Both Netflix and Spotify are threatened by YouTube's dominance, particularly on connected TVs. By licensing Spotify's video podcasts, Netflix gains low-cost creator content and Spotify gets crucial distribution to the living room, creating a united front against their common rival.

Spotify intentionally focuses on "low regret" content like music and podcasts. This aligns with its subscription model, as users are unlikely to pay monthly for a service where they regret 70% of the time spent, unlike engagement-driven ad models.

Spotify's video podcast feature has accidentally become a home for fitness content. This presents a massive opportunity to integrate its core strength—music licensing and playlists—with workouts, solving a key challenge that has plagued fitness companies like Peloton.

With customer acquisition costs (CAC) on platforms like Meta and TikTok rising exponentially, brands will increasingly collaborate. One brand will sponsor a free trial for another's product as a more efficient way to acquire new users, creating a new ecosystem of shared customer acquisition.

Spotify clarifies that the industry pays a percentage of revenue per user. Since Spotify users stream 3-4x more than on other platforms, the same revenue gets divided by more streams, creating a misleadingly low metric even while they are the largest overall payer to the music industry.

Peloton is missing a huge opportunity by focusing solely on fitness hardware. It could create a "food network" style content arm, leveraging its popular instructors and massive community to provide dietary plans and recipes, creating a more holistic and sticky health platform.

Spotify's addition of Peloton fitness content is part of a larger media strategy to bundle disparate services (music, podcasts, audiobooks, workouts) into a single subscription.

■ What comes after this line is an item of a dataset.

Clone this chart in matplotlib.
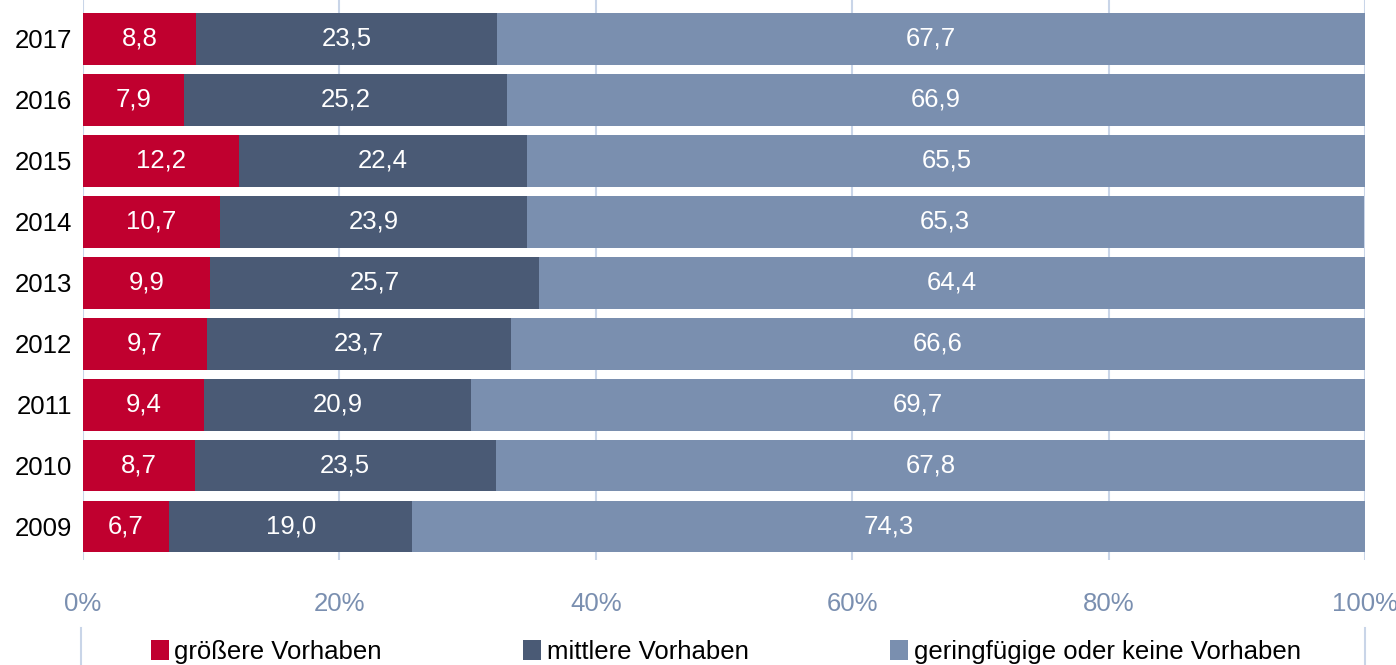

The end goal is to replicate the old cable TV model, building a bundle so essential that its price can be increased annually towards $100/month.

"Anti-delight" is not a design flaw but a strategic choice. By intentionally limiting a delightful feature (e.g., Spotify's skip limit for free users), companies provide a taste of the premium experience, creating just enough friction to encourage conversion to a paid plan.

By partnering with Spotify but explicitly forbidding that content from appearing on YouTube, Netflix signals its primary strategic battle is for audience time against YouTube, not other subscription streamers. They see podcasts as a key battleground and are using exclusivity to weaken their biggest competitor.